> Goal of the exercise: Return all lines from the listing below in which the string "React" occurs.

> Stored data:
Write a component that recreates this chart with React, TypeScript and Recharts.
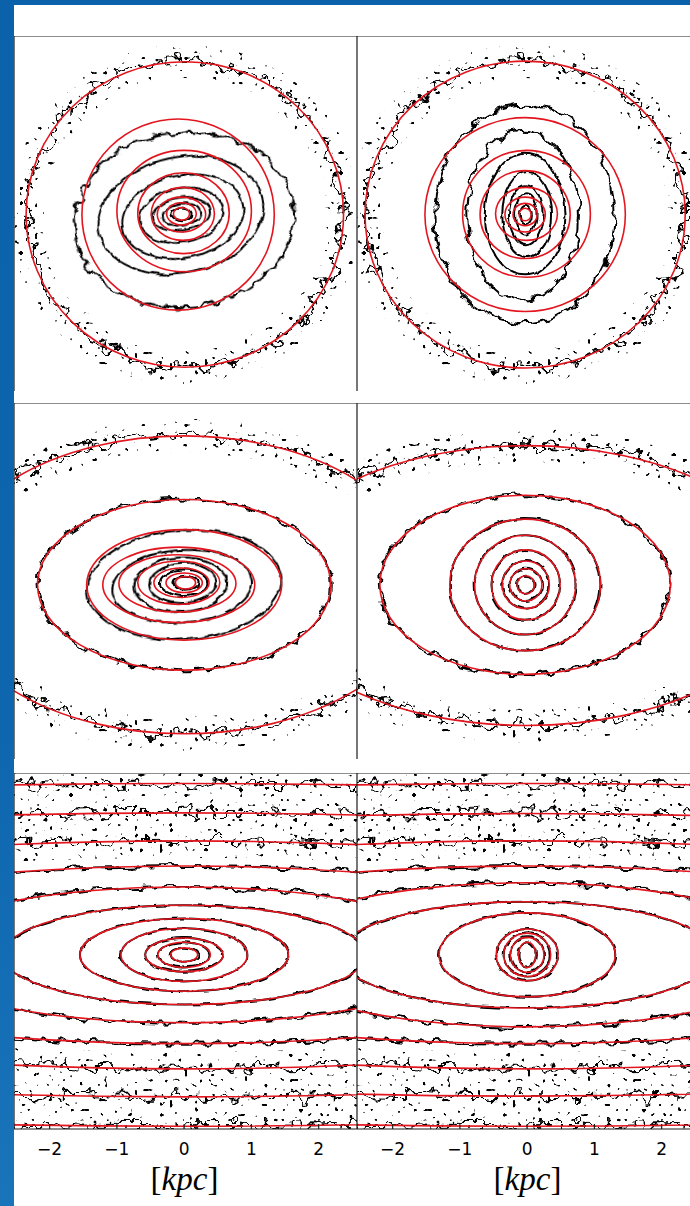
import React from 'react';
import { ComposedChart, XAxis, YAxis, ReferenceArea, Scatter } from 'recharts';

// ---------- axes ----------
const X_TICKS = [-2, -1, 0, 1, 2];
const Y_TICKS = [-2, -1, 0, 1, 2];
const X_DOMAIN: [number, number] = [-2.53, 2.57];
const Y_DOMAIN: [number, number] = [-2.49, 2.6];
const X_LABEL = 'kpc';

// ---------- data: red fitted ellipses [cx, cy, semi-axis x, semi-axis y] (kpc) ----------
const redTopLeft = [
  [0.01, 0.04, 2.36, 2.19],
  [-0.09, 0.04, 1.43, 1.37],
  [0, 0.09, 1.0, 0.87],
  [-0.01, 0.06, 0.68, 0.58],
  [-0.02, 0.05, 0.47, 0.38],
  [-0.04, 0.04, 0.36, 0.25],
  [-0.04, 0.05, 0.22, 0.16],
  [-0.04, 0.05, 0.12, 0.09],
];
const redTopRight = [
  [-0.03, 0.04, 2.38, 2.2],
  [-0.03, 0.04, 1.49, 1.39],
  [-0.01, 0.05, 0.95, 0.91],
  [-0.03, 0.04, 0.67, 0.63],
  [-0.01, 0.05, 0.46, 0.38],
  [-0.03, 0.04, 0.3, 0.25],
  [-0.03, 0.04, 0.18, 0.16],
  [-0.03, 0.04, 0.09, 0.09],
];
const redMidLeft = [
  [0, 0, 3.6, 2.13],
  [0, 0, 2.18, 1.22],
  [0, 0, 1.45, 0.79],
  [-0.08, 0, 1.13, 0.54],
  [-0.1, 0.02, 0.87, 0.41],
  [-0.08, 0.03, 0.61, 0.31],
  [-0.04, 0.03, 0.41, 0.21],
  [0, 0.03, 0.27, 0.14],
  [0.02, 0.03, 0.15, 0.09],
];
const redMidRight = [
  [-0.01, -0.01, 3.9, 2.0],
  [-0.03, 0, 2.16, 1.28],
  [-0.03, 0, 1.12, 0.94],
  [-0.03, 0, 0.75, 0.71],
  [-0.02, 0, 0.51, 0.5],
  [-0.02, 0, 0.35, 0.34],
  [-0.02, 0, 0.24, 0.23],
  [-0.02, 0, 0.13, 0.13],
];
const redBottomLeft = [
  [0, 0, 0.2, 0.1],
  [0, 0, 0.39, 0.18],
  [0, 0, 0.58, 0.24],
  [0, 0, 0.94, 0.38],
  [0, 0, 1.55, 0.52],
  [0, 0, 2.7, 0.71],
  [0, 0, 4.16, 0.97],
  [0, 0, 7.0, 1.27],
  [0, 0, 10, 1.63],
  [0, 0, 15, 2.03],
  [0, 0, 20, 2.45],
];
const redBottomRight = [
  [0, 0, 0.13, 0.18],
  [0, 0, 0.25, 0.25],
  [0, 0, 0.35, 0.31],
  [0, 0, 0.46, 0.37],
  [0, 0, 1.31, 0.6],
  [0, 0, 2.8, 0.76],
  [0, 0, 4.0, 1.03],
  [0, 0, 7.0, 1.27],
  [0, 0, 10, 1.63],
  [0, 0, 15, 2.02],
  [0, 0, 20, 2.45],
];

// ---------- data: black isophotes [cx, cy, semi-axis x, semi-axis y, tilt deg] ----------
const blackTopLeft = [
  [0.01, 0.04, 2.35, 2.2, 0],
  [0, -0.04, 1.64, 1.25, 6],
  [-0.05, 0.03, 1.24, 0.83, 12],
  [-0.02, 0.01, 0.91, 0.59, 12],
  [-0.04, 0.03, 0.63, 0.39, 10],
  [-0.04, 0.04, 0.44, 0.23, 8],
  [-0.04, 0.04, 0.28, 0.16, 8],
  [-0.04, 0.05, 0.15, 0.09, 0],
];
const blackTopRight = [
  [-0.03, 0.04, 2.38, 2.2, 0],
  [-0.04, 0.04, 1.34, 1.56, 0],
  [-0.06, 0.03, 0.83, 1.21, 0],
  [-0.03, 0.04, 0.6, 0.87, 0],
  [0, 0.04, 0.37, 0.61, 0],
  [-0.02, 0.03, 0.25, 0.43, 0],
  [-0.02, 0.04, 0.16, 0.29, 0],
  [-0.02, 0.04, 0.09, 0.14, 0],
];
const blackMidLeft = [
  [0, 0, 3.6, 2.13, 0],
  [0, 0, 2.18, 1.22, 0],
  [0, 0, 1.45, 0.78, 4],
  [-0.03, -0.02, 1.04, 0.52, 4],
  [-0.05, 0, 0.69, 0.39, 3],
  [-0.02, 0.02, 0.5, 0.28, 3],
  [0, 0.03, 0.36, 0.19, 0],
  [0.02, 0.03, 0.18, 0.1, 0],
];
const blackMidRight = [
  [-0.01, -0.01, 3.9, 2.0, 0],
  [-0.03, 0, 2.16, 1.28, 0],
  [-0.03, 0, 1.12, 0.94, 0],
  [-0.03, 0, 0.75, 0.71, 0],
  [-0.02, 0, 0.51, 0.5, 0],
  [-0.02, 0, 0.35, 0.34, 0],
  [-0.02, 0, 0.24, 0.23, 0],
  [-0.02, 0, 0.13, 0.13, 0],
];
const blackBottomLeft = [
  [0, 0, 0.2, 0.1, 0],
  [0, 0, 0.39, 0.18, 0],
  [0, 0, 0.58, 0.24, 0],
  [0, 0, 0.94, 0.38, 0],
  [0, 0, 1.55, 0.52, 0],
  [0, 0, 2.7, 0.71, 0],
  [0, 0, 4.16, 0.97, 0],
  [0, 0, 7.0, 1.27, 0],
  [0, 0, 10, 1.63, 0],
  [0, 0, 15, 2.03, 0],
  [0, 0, 20, 2.45, 0],
];
const blackBottomRight = [
  [0, 0, 0.13, 0.18, 0],
  [0, 0, 0.25, 0.25, 0],
  [0, 0, 0.35, 0.31, 0],
  [0, 0, 0.46, 0.37, 0],
  [0, 0, 1.31, 0.6, 0],
  [0, 0, 2.8, 0.76, 0],
  [0, 0, 4.0, 1.03, 0],
  [0, 0, 7.0, 1.27, 0],
  [0, 0, 10, 1.63, 0],
  [0, 0, 15, 2.02, 0],
  [0, 0, 20, 2.45, 0],
];

// ---------- styles ----------
const RED = '#e3161f';
const BLACK = '#000';
const FRAME = '#1c1c1c';
const BLUE = '#0b62aa';
const PLOT_W = 343;
const COL_LEFT = [14, 357];
const ROW_TOP = [36, 403, 773];
const ROW_H = [355, 356, 356];
const AXIS_H = 44;

const fmt = (v: number) => (v < 0 ? `\u2212${Math.abs(v)}` : `${v}`);

const noiseFor = (ay: number) => (ay > 1.6 ? 'url(#roughH)' : ay > 0.95 ? 'url(#roughM)' : 'url(#roughL)');

const ellipseShape = (stroke: string, width: number, tilt: number, filter?: string) => (p: any) => {
  const w = Math.abs(p.width);
  const h = Math.abs(p.height);
  const x = Math.min(p.x, p.x + p.width);
  const y = Math.min(p.y, p.y + p.height);
  const cx = x + w / 2;
  const cy = y + h / 2;
  return (
    <g clipPath={p.clipPath}>
      <ellipse
        cx={cx}
        cy={cy}
        rx={w / 2}
        ry={h / 2}
        fill="none"
        stroke={stroke}
        strokeWidth={width}
        filter={filter}
        transform={tilt ? `rotate(${-tilt} ${cx} ${cy})` : undefined}
      />
    </g>
  );
};

const hiddenPoint = () => <g />;

function Filters() {
  const region = { filterUnits: 'userSpaceOnUse', x: -40, y: -40, width: 430, height: 490 } as any;
  return (
    <svg width={0} height={0} style={{ position: 'absolute' }}>
      <defs>
        <filter id="roughL" {...region} colorInterpolationFilters="sRGB">
          <feTurbulence type="fractalNoise" baseFrequency="0.09" numOctaves={2} seed={3} result="t" />
          <feDisplacementMap in="SourceGraphic" in2="t" scale={4.5} xChannelSelector="R" yChannelSelector="G" />
        </filter>
        <filter id="roughM" {...region} colorInterpolationFilters="sRGB">
          <feTurbulence type="fractalNoise" baseFrequency="0.08" numOctaves={2} seed={5} result="t" />
          <feDisplacementMap in="SourceGraphic" in2="t" scale={13} xChannelSelector="R" yChannelSelector="G" />
        </filter>
        <filter id="roughH" {...region} colorInterpolationFilters="sRGB">
          <feTurbulence type="fractalNoise" baseFrequency="0.07" numOctaves={3} seed={8} result="t" />
          <feDisplacementMap in="SourceGraphic" in2="t" scale={30} xChannelSelector="R" yChannelSelector="G" />
        </filter>
        <filter id="speckle" {...region} colorInterpolationFilters="sRGB">
          <feTurbulence type="fractalNoise" baseFrequency="0.2" numOctaves={1} seed={11} result="n" />
          <feColorMatrix
            in="n"
            type="matrix"
            values="0 0 0 0 0  0 0 0 0 0  0 0 0 0 0  26 0 0 0 -17.8"
            result="m"
          />
          <feComposite in="SourceGraphic" in2="m" operator="in" />
        </filter>
      </defs>
    </svg>
  );
}

type PanelProps = { red: number[][]; black: number[][]; labels: boolean; height: number };

function Panel({ red, black, labels, height }: PanelProps) {
  const axisH = labels ? AXIS_H : 0;
  const axisStroke = { stroke: FRAME, strokeWidth: 1.2 };
  const centres = red.map((e) => ({ x: e[0], y: e[1] }));
  const area = (key: string, e: number[], shape: any) => (
    <ReferenceArea
      key={key}
      xAxisId="b"
      yAxisId="l"
      x1={e[0] - e[2]}
      x2={e[0] + e[2]}
      y1={e[1] - e[3]}
      y2={e[1] + e[3]}
      ifOverflow="hidden"
      shape={shape}
    />
  );
  return (
    <ComposedChart width={PLOT_W} height={height + axisH} margin={{ top: 0, right: 0, bottom: 0, left: 0 }}>
      <XAxis
        xAxisId="b"
        dataKey="x"
        type="number"
        domain={X_DOMAIN}
        allowDataOverflow
        ticks={X_TICKS}
        interval={0}
        orientation="bottom"
        mirror={!labels}
        height={labels ? axisH : 0}
        tickSize={labels ? -5 : 5}
        tickMargin={labels ? 19 : 0}
        tick={labels ? { fill: '#000', fontSize: 17, fontFamily: 'DejaVu Sans' } : false}
        tickFormatter={fmt}
        axisLine={axisStroke}
        tickLine={axisStroke}
      />
      <XAxis
        xAxisId="t"
        dataKey="x"
        type="number"
        domain={X_DOMAIN}
        allowDataOverflow
        ticks={X_TICKS}
        interval={0}
        orientation="top"
        mirror
        tick={false}
        tickSize={5}
        axisLine={axisStroke}
        tickLine={axisStroke}
      />
      <YAxis
        yAxisId="l"
        dataKey="y"
        type="number"
        domain={Y_DOMAIN}
        allowDataOverflow
        ticks={Y_TICKS}
        interval={0}
        orientation="left"
        mirror
        tick={false}
        tickSize={5}
        axisLine={axisStroke}
        tickLine={axisStroke}
      />
      <YAxis
        yAxisId="r"
        dataKey="y"
        type="number"
        domain={Y_DOMAIN}
        allowDataOverflow
        ticks={Y_TICKS}
        interval={0}
        orientation="right"
        mirror
        tick={false}
        tickSize={5}
        axisLine={axisStroke}
        tickLine={axisStroke}
      />
      <Scatter xAxisId="b" yAxisId="l" data={centres} dataKey="y" shape={hiddenPoint} isAnimationActive={false} />
      <Scatter xAxisId="t" yAxisId="r" data={centres} dataKey="y" shape={hiddenPoint} isAnimationActive={false} />
      {black
        .filter((e) => e[3] > 1.6)
        .map((e, i) => area(`s${i}`, e, ellipseShape(BLACK, 34, 0, 'url(#speckle)')))}
      {black.map((e, i) => area(`b${i}`, e, ellipseShape(BLACK, 2, e[4], noiseFor(e[3]))))}
      {red.map((e, i) => area(`r${i}`, e, ellipseShape(RED, 1.6, 0)))}
    </ComposedChart>
  );
}

const PANELS = [
  { red: redTopLeft, black: blackTopLeft },
  { red: redTopRight, black: blackTopRight },
  { red: redMidLeft, black: blackMidLeft },
  { red: redMidRight, black: blackMidRight },
  { red: redBottomLeft, black: blackBottomLeft },
  { red: redBottomRight, black: blackBottomRight },
];

export default function App() {
  return (
    <div
      style={{
        position: 'absolute',
        left: 0,
        top: 0,
        width: 690,
        height: 1206,
        overflow: 'hidden',
        background: `linear-gradient(180deg, ${BLUE} 0%, #0d66ae 60%, #1a74ba 100%)`,
      }}
    >
      <Filters />
      <div style={{ position: 'absolute', left: 14, top: 5, width: 676, height: 1201, background: '#fff' }} />
      {PANELS.map((p, i) => {
        const row = Math.floor(i / 2);
        const col = i % 2;
        const labels = row === 2;
        return (
          <div
            key={i}
            style={{ position: 'absolute', left: COL_LEFT[col], top: ROW_TOP[row], width: PLOT_W }}
          >
            <Panel red={p.red} black={p.black} labels={labels} height={ROW_H[row]} />
          </div>
        );
      })}
      {COL_LEFT.map((left, i) => (
        <div
          key={`lab${i}`}
          style={{
            position: 'absolute',
            left: left,
            top: 1163,
            width: PLOT_W,
            textAlign: 'center',
            fontFamily: '"Liberation Serif", "DejaVu Serif", serif',
            fontSize: 33,
            lineHeight: '33px',
            color: '#000',
          }}
        >
          <span style={{ position: 'relative', left: -1 }}>
            [<span style={{ fontStyle: 'italic' }}>{X_LABEL}</span>]
          </span>
        </div>
      ))}
    </div>
  );
}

> Problem solution:
Write a component that recreates this chart with React, TypeScript and Recharts.
import React from 'react';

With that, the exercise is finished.